Youth killed in ‘Suicide-by-cop’ wanted IDF career

New details emerge on the death of 18-year-old shot by police after threatening to kill his pregnant girlfriend.

Police generic in english crime scene 370 (photo credit: REUTERS/Navesh Chitrakar)
Police generic in english crime scene 370
(photo credit: REUTERS/Navesh Chitrakar)
Four days after volunteer police shot to death Raz Attias, 18, when he threatened to kill his pregnant girlfriend, new details emerged on Sunday regarding the hours leading up to the tragedy.
Attias sent a message on Thursday afternoon to Channel 2’s website, saying he planned to commit suicide along with his 17-year-old girlfriend somewhere along the road from Tel Aviv to Jerusalem.
Channel 2 forwarded Attias’s comment to police.
Officers arrived at the Attias home in Petah Tikva and spoke with his parents and friends in an effort to locate Raz.
His friends tried to organize a meeting on Cliff Beach on Thursday, on the northern edge of Tel Aviv, to calm him down with the cooperation of the police. When the friends, police and family realized he was in the Jerusalem vicinity, police got in touch with the mother of his girlfriend, who urged the young couple via cellphone to come back to the girlfriend’s family home in Jerusalem. The family begged the police not to put up roadblocks to find the couple, as getting stopped by the police would probably frighten Attias even further.
“If only he could have seen me, he would have broken down. We would have hugged, and then we would have gone home and returned to our lives,” Attias’s mother, Riki, told reporters outside her home in Petah Tikva on Saturday.
Outside Beit Shemesh on Thursday, Attias fired shots in the air, apparently to test the handgun he had stolen from his father, who is in the military.

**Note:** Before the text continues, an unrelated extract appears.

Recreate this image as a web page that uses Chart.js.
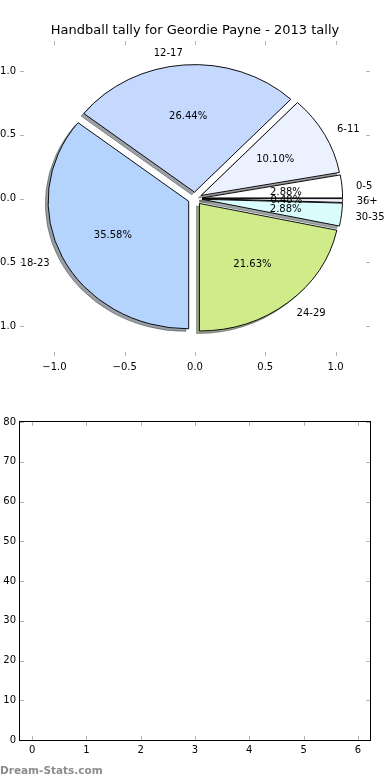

Around 1 a.m., Attias’s car hit the guard rail on the road from Moshav Ramat Raziel to Beit Shemesh. It is unclear if he hit the rail because he was going too fast or if he saw the police and was worried about getting stopped.
At first, volunteer police officers thought they were responding to a routine traffic accident and not a suicide threat.
As the volunteer policemen approached, Attias pointed the gun at his girlfriend and threatened to kill her, Jerusalem police spokesman Shmuel Ben-Ruby said. Then he shot in the direction of the officers, lightly wounding one in the head. The other volunteers opened fire, killing Attias instantly. It was only a matter of moments between when the volunteer police arrived at the car and Attias was killed.
Riki Attias slammed the police’s actions.
“If only they had acted as they promised and not gotten involved,” she told reporters.
“I saw [his body on Saturday] morning at [the L. Greenberg Institute of Forensic Medicine at] Abu Kabir. They didn’t shoot him all over his body, but they did shoot him in his head.... Why did they shoot him in the head? Why didn’t they shoot him in the legs? If they had done that this whole story could have ended differently,” she said.
“It’s hard for me to believe that he shot first. The boy was scared... When he saw them, it seems that he lost his senses.
It doesn’t matter who shot first or who shot second, it won’t bring him back,” she said.
Riki Attias added that her son had dreamed of becoming a career military officer.
The young couple met while studying at a boarding school in the North.
Riki Attias said she knew her son’s girlfriend was pregnant, and she had traveled up North to talk to the two young people about their options. Riki Attias told reporters her son was highly stressed because his girlfriend kept changing her mind about whether to have an abortion. She blames activists from EFRAT, an antiabortion organization, who she said harassed his girlfriend while she was in the hospital.
The 17-year-old had complained of stomach pain and while hospitalized realized she was pregnant.
“The central problem was that there were three activists from EFRAT, called ‘pregnancy supporters,’ who sat with her and said, ‘Don’t abort, we’re from EFRAT, we will support you,’” Riki Attias said.
Ruth Tidhar, the assistant director of EFRAT, said the organization had no record of interaction with Attias’s girlfriend.
“The EFRAT organization does not send volunteers to the hospitals, that’s not what we do,” she said.
Tidhar stressed that since the girl is a minor, the organization would have taken different steps to offer her help.
She added that the girl may have been approached by EFRAT supporters, not official volunteers representing the organization, who urged her not to have an abortion.